The extraordinary rate of growth of UK consumer debit has become a 'serious problem' according to a group of the world's leading experts in credit. The group also suggested a soft rather than hard Brexit and restricting lending criteria could improve financial stability.
74% of the 200 credit control specialists questioned at the University of Edinburgh Business School's biennial Credit Risk and Credit Scoring Conference said the Bank of England was right to be concerned about increasing levels of UK consumer debt, labelling them a serious problem. Two thirds (66%) predict that another credit crunch is likely to happen by 2022 and more than a third (38%) believe a financial crisis could hit even sooner – within the next three years. The Bank of England announced in July that unsecured consumer credit has risen to £200bn for the first time since 2008.

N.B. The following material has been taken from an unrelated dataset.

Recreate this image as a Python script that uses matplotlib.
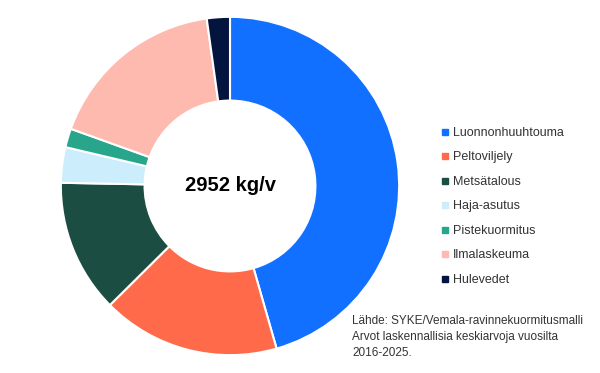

When asked about Brexit, almost three quarters of the global finance specialists (73%) predict the UK's departure from the EU will harm consumer and businesses' ability to obtain credit when they need it. The majority (83%) said the Eurozone will suffer significant aftershocks from Brexit, with 42% reporting these would still be felt beyond 2020.
There is overwhelming support for a soft Brexit as a means of keeping the economy in check – 52% say soft Brexit would improve financial stability in the next 12 months compared to 6% for a hard Brexit.
Professor Jonathan Crook, Director of the Credit Research Centre at the University of Edinburgh Business School, commented:
"The view of our expert delegation echoes concerns that have been expressed recently by the Bank of England about lenders being complacent about consumer lending levels.
"Having been reluctant to publicly commit to rate rises, it's unlikely we'll see any changes this week. But reality may bite sooner than expected if lenders, concerned about an increased incidence of consumer defaults, increase interest rates to help off-set the risk.
"All eyes are on Brexit negotiations at the moment as trade talks continue. Moody's has already warned that the UK could be looking at a credit downgrade if negotiations fail to get the right sort of deal. The simple truth is that this situation is unprecedented and we need talks to progress further before we can better predict what will happen. For now, the global experts that gathered at the University of Edinburgh last week are clear that we'll be feeling the effects of our departure from the EU for years, perhaps decades, to come."
Should borrowing levels continue unchecked due to ultra-low rates, the vast majority of the experts (91%) expect an increase in the rate of UK consumers defaulting on repayments. 61% said tightening lending criteria would shore up financial stability over the next year.
The situation appears to be more pronounced in Britain than overseas, with UK credit experts much more concerned about how easy it is to obtain credit in their own country compared to their overseas counterparts – 46% think credit is too easily accessible compared to 26% of those from other countries.
The research was conducted at the University of Edinburgh Business School's biennial Credit Risk and Credit Control Conference where 350 of the world's expert practitioners and academics in credit came together to debate new research and innovations that will shape the way individuals and businesses can access, or be denied, credit in the coming months and years.